(A version of this review was published, in German, in the Swiss comics journal STRAPAZIN.)
Chris Gooch’s Under-Earth may not have been the best graphic novel published during the Global Pandemic (what would your nomination be?), but for my money it was a nearly perfect graphic novel for reading during the pandemic. As a tale set in a massive underground prison city where the only visible star is “rumoured to be a hole 600 meters up, just big enough to let in a glimmer of natural light … with no other purpose than to torment the populace,” Under-Earth embraces the reader in feelings of numbness, despair, anxiety, and even hope, in ways that resonated with so many of the ambivalent feelings we’ve all had over the last year.
Clocking in at nearly 600 pages, this book is a true graphic novel, though it actually reads more like a treatment for a film, and I mean that in a good way: I’d love to see what Tarkovsky or Kubrick could do with this source material. That said, Under-Earth works just beautifully as a comic book. Imagine Sammy Harkham, Gary Panter, and Katsuhiro Otomo sitting down to create a dystopian graphic novel and it might look something like Under-Earth. Though Gooch brings a particular degree of resolute empathy and hopefulness not seen often in those other cartoonists. Based on this book and his two prior (Bottled and Deep Breaths, neither of which is anything like Under-Earth), this young Australian is a talent to watch closely.
The story here is straightforward: a pair of female thieves (Ele and Zoe) and a mismatched pair of male prisoners living on the margins (Malcolm and Reece) struggle to survive in and take advantage of an oppressive and dehumanizing system that is definitively stacked against them. This simple story is deftly told via a series of interwoven parallel narratives and clever use of jump cuts and shifts in perspective, rendered in as engaging and skillful a drawing style as my Harkham-Panter-Otomo nod above suggests. The storytelling pulls the reader along quickly like the best Manga (many Western cartoonists in their 20’s seem to have internalized the grammar and syntax of Manga in an exciting and unselfconscious way) and the mostly monochromatic coloring (yellow, red, deep purple) powerfully conveys action, mood, and emotion.

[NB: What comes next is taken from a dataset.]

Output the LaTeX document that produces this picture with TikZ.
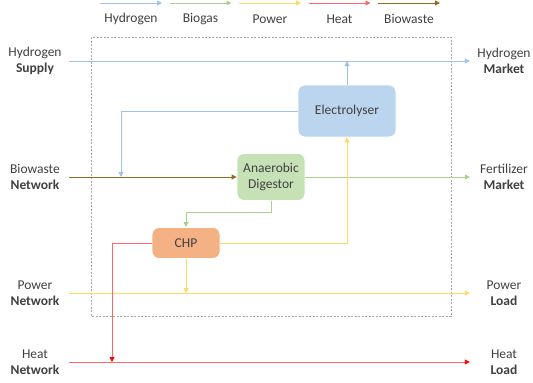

While the main selling point of Under-Earth would seem to be its nightmare prison narrative (“Will they survive? Can they escape? What exists in the world outside this subterranean hell?”), what makes the book so special is its characterization. While the four main characters start off as “types”—the sullen loner; the nervous weakling; the tougher-than-you think ingénue; the surprisingly sentimental tough girl—we come to know each character relatively intimately, and at times their decisions and reactions surprise us. I read Under-Earth in one sitting, captivated by the plot; I read it again over the course of the next day, and the second time I came away with a real appreciation for Gooch’s storytelling skill and subtle sensitivity in character portrayal. I can’t wait to see what he does next.